Do this: Copy out the material below in full, but not its images.

* start *

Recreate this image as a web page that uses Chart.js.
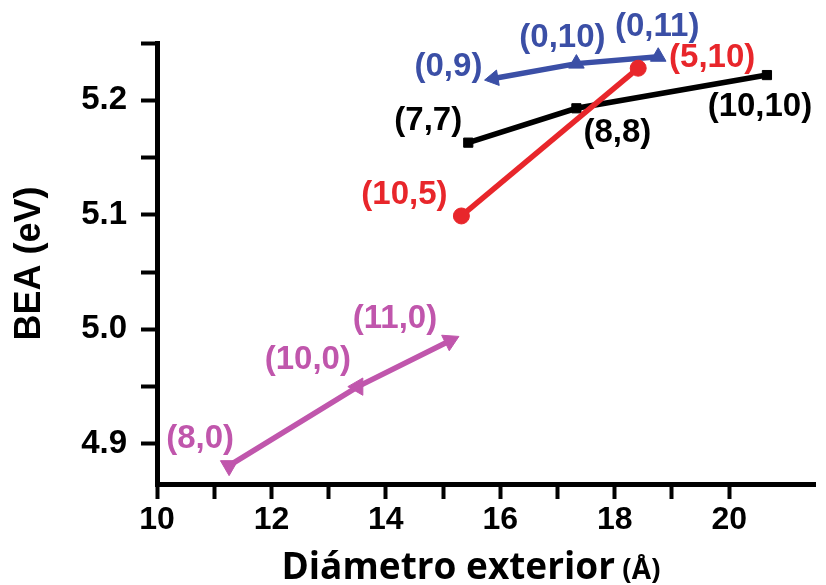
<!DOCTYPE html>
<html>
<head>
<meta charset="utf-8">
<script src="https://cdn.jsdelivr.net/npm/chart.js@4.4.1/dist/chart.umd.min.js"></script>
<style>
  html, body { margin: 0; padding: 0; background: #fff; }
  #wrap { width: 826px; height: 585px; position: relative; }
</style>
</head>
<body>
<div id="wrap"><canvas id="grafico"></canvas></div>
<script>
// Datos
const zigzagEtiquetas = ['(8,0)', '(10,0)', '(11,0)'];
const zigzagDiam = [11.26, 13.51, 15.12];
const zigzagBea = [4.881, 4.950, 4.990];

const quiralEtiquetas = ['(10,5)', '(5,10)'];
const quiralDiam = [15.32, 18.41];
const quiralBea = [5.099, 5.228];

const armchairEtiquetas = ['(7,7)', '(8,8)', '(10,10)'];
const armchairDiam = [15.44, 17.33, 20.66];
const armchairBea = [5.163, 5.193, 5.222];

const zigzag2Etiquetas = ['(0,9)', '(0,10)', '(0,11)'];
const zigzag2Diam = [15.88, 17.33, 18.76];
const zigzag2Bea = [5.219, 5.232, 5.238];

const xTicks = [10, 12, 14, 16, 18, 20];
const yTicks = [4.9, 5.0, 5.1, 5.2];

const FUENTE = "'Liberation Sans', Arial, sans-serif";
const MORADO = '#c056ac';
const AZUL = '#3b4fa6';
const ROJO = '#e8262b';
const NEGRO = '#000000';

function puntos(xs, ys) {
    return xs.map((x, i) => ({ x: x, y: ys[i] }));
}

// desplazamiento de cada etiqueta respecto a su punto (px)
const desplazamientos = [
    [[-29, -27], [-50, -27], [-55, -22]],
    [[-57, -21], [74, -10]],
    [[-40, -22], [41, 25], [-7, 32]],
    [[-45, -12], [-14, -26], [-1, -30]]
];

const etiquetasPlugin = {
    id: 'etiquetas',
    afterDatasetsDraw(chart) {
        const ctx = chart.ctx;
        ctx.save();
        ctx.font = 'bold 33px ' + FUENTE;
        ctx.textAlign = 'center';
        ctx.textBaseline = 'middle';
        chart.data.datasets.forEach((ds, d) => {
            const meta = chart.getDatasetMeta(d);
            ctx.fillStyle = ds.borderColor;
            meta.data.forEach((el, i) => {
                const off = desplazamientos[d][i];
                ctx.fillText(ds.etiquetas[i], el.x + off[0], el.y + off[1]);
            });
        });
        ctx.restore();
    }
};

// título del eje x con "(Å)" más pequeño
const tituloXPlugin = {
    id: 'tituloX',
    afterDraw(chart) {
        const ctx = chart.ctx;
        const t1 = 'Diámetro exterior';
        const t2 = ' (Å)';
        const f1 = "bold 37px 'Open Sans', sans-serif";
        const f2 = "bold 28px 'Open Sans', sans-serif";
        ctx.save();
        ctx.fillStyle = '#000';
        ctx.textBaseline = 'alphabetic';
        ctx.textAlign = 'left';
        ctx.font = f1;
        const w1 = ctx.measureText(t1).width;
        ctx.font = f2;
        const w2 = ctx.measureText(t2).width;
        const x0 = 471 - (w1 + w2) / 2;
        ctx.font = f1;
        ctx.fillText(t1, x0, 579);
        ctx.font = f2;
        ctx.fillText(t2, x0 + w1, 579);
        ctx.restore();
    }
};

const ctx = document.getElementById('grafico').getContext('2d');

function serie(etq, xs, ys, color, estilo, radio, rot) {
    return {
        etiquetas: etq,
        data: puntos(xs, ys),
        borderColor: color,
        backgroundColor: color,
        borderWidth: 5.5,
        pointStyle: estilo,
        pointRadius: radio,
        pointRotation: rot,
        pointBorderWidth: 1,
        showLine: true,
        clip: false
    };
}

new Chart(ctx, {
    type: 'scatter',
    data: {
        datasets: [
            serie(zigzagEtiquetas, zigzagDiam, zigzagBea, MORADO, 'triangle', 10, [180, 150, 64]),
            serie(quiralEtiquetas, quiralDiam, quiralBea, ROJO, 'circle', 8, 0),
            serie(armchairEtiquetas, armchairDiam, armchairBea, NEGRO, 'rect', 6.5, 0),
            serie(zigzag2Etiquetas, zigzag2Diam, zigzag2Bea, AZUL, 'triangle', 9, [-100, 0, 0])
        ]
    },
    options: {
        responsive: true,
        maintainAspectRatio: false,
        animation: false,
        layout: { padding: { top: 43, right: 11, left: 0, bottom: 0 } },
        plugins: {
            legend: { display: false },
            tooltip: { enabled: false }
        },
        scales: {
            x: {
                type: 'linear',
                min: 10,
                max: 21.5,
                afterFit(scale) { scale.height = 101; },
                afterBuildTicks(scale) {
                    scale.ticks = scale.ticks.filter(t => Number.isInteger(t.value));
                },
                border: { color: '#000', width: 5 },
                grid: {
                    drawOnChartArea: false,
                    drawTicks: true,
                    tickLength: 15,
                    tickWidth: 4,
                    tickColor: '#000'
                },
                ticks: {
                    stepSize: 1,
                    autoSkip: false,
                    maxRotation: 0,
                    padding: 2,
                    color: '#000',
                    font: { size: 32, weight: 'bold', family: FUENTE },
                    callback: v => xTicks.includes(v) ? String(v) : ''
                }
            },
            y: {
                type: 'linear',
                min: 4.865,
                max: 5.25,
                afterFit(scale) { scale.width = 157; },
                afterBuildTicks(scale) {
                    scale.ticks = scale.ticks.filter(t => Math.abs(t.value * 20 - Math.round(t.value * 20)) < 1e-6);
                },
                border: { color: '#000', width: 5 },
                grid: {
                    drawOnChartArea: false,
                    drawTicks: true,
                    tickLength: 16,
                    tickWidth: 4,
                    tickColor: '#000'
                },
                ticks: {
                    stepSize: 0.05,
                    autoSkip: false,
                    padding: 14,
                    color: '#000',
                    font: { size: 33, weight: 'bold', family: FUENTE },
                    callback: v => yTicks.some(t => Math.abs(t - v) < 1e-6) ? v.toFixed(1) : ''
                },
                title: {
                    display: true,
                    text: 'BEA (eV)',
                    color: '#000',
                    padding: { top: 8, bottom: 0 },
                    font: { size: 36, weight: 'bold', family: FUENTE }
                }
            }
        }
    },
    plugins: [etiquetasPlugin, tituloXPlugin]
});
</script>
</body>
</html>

* end *

Worked answer:
Recreate this image as a web page that uses Chart.js.
<!DOCTYPE html>
<html>
<head>
<meta charset="utf-8">
<script src="https://cdn.jsdelivr.net/npm/chart.js@4.4.1/dist/chart.umd.min.js"></script>
<style>
  html, body { margin: 0; padding: 0; background: #fff; }
  #wrap { width: 826px; height: 585px; position: relative; }
</style>
</head>
<body>
<div id="wrap"><canvas id="grafico"></canvas></div>
<script>
// Datos
const zigzagEtiquetas = ['(8,0)', '(10,0)', '(11,0)'];
const zigzagDiam = [11.26, 13.51, 15.12];
const zigzagBea = [4.881, 4.950, 4.990];

const quiralEtiquetas = ['(10,5)', '(5,10)'];
const quiralDiam = [15.32, 18.41];
const quiralBea = [5.099, 5.228];

const armchairEtiquetas = ['(7,7)', '(8,8)', '(10,10)'];
const armchairDiam = [15.44, 17.33, 20.66];
const armchairBea = [5.163, 5.193, 5.222];

const zigzag2Etiquetas = ['(0,9)', '(0,10)', '(0,11)'];
const zigzag2Diam = [15.88, 17.33, 18.76];
const zigzag2Bea = [5.219, 5.232, 5.238];

const xTicks = [10, 12, 14, 16, 18, 20];
const yTicks = [4.9, 5.0, 5.1, 5.2];

const FUENTE = "'Liberation Sans', Arial, sans-serif";
const MORADO = '#c056ac';
const AZUL = '#3b4fa6';
const ROJO = '#e8262b';
const NEGRO = '#000000';

function puntos(xs, ys) {
    return xs.map((x, i) => ({ x: x, y: ys[i] }));
}

// desplazamiento de cada etiqueta respecto a su punto (px)
const desplazamientos = [
    [[-29, -27], [-50, -27], [-55, -22]],
    [[-57, -21], [74, -10]],
    [[-40, -22], [41, 25], [-7, 32]],
    [[-45, -12], [-14, -26], [-1, -30]]
];

const etiquetasPlugin = {
    id: 'etiquetas',
    afterDatasetsDraw(chart) {
        const ctx = chart.ctx;
        ctx.save();
        ctx.font = 'bold 33px ' + FUENTE;
        ctx.textAlign = 'center';
        ctx.textBaseline = 'middle';
        chart.data.datasets.forEach((ds, d) => {
            const meta = chart.getDatasetMeta(d);
            ctx.fillStyle = ds.borderColor;
            meta.data.forEach((el, i) => {
                const off = desplazamientos[d][i];
                ctx.fillText(ds.etiquetas[i], el.x + off[0], el.y + off[1]);
            });
        });
        ctx.restore();
    }
};

// título del eje x con "(Å)" más pequeño
const tituloXPlugin = {
    id: 'tituloX',
    afterDraw(chart) {
        const ctx = chart.ctx;
        const t1 = 'Diámetro exterior';
        const t2 = ' (Å)';
        const f1 = "bold 37px 'Open Sans', sans-serif";
        const f2 = "bold 28px 'Open Sans', sans-serif";
        ctx.save();
        ctx.fillStyle = '#000';
        ctx.textBaseline = 'alphabetic';
        ctx.textAlign = 'left';
        ctx.font = f1;
        const w1 = ctx.measureText(t1).width;
        ctx.font = f2;
        const w2 = ctx.measureText(t2).width;
        const x0 = 471 - (w1 + w2) / 2;
        ctx.font = f1;
        ctx.fillText(t1, x0, 579);
        ctx.font = f2;
        ctx.fillText(t2, x0 + w1, 579);
        ctx.restore();
    }
};

const ctx = document.getElementById('grafico').getContext('2d');

function serie(etq, xs, ys, color, estilo, radio, rot) {
    return {
        etiquetas: etq,
        data: puntos(xs, ys),
        borderColor: color,
        backgroundColor: color,
        borderWidth: 5.5,
        pointStyle: estilo,
        pointRadius: radio,
        pointRotation: rot,
        pointBorderWidth: 1,
        showLine: true,
        clip: false
    };
}

new Chart(ctx, {
    type: 'scatter',
    data: {
        datasets: [
            serie(zigzagEtiquetas, zigzagDiam, zigzagBea, MORADO, 'triangle', 10, [180, 150, 64]),
            serie(quiralEtiquetas, quiralDiam, quiralBea, ROJO, 'circle', 8, 0),
            serie(armchairEtiquetas, armchairDiam, armchairBea, NEGRO, 'rect', 6.5, 0),
            serie(zigzag2Etiquetas, zigzag2Diam, zigzag2Bea, AZUL, 'triangle', 9, [-100, 0, 0])
        ]
    },
    options: {
        responsive: true,
        maintainAspectRatio: false,
        animation: false,
        layout: { padding: { top: 43, right: 11, left: 0, bottom: 0 } },
        plugins: {
            legend: { display: false },
            tooltip: { enabled: false }
        },
        scales: {
            x: {
                type: 'linear',
                min: 10,
                max: 21.5,
                afterFit(scale) { scale.height = 101; },
                afterBuildTicks(scale) {
                    scale.ticks = scale.ticks.filter(t => Number.isInteger(t.value));
                },
                border: { color: '#000', width: 5 },
                grid: {
                    drawOnChartArea: false,
                    drawTicks: true,
                    tickLength: 15,
                    tickWidth: 4,
                    tickColor: '#000'
                },
                ticks: {
                    stepSize: 1,
                    autoSkip: false,
                    maxRotation: 0,
                    padding: 2,
                    color: '#000',
                    font: { size: 32, weight: 'bold', family: FUENTE },
                    callback: v => xTicks.includes(v) ? String(v) : ''
                }
            },
            y: {
                type: 'linear',
                min: 4.865,
                max: 5.25,
                afterFit(scale) { scale.width = 157; },
                afterBuildTicks(scale) {
                    scale.ticks = scale.ticks.filter(t => Math.abs(t.value * 20 - Math.round(t.value * 20)) < 1e-6);
                },
                border: { color: '#000', width: 5 },
                grid: {
                    drawOnChartArea: false,
                    drawTicks: true,
                    tickLength: 16,
                    tickWidth: 4,
                    tickColor: '#000'
                },
                ticks: {
                    stepSize: 0.05,
                    autoSkip: false,
                    padding: 14,
                    color: '#000',
                    font: { size: 33, weight: 'bold', family: FUENTE },
                    callback: v => yTicks.some(t => Math.abs(t - v) < 1e-6) ? v.toFixed(1) : ''
                },
                title: {
                    display: true,
                    text: 'BEA (eV)',
                    color: '#000',
                    padding: { top: 8, bottom: 0 },
                    font: { size: 36, weight: 'bold', family: FUENTE }
                }
            }
        }
    },
    plugins: [etiquetasPlugin, tituloXPlugin]
});
</script>
</body>
</html>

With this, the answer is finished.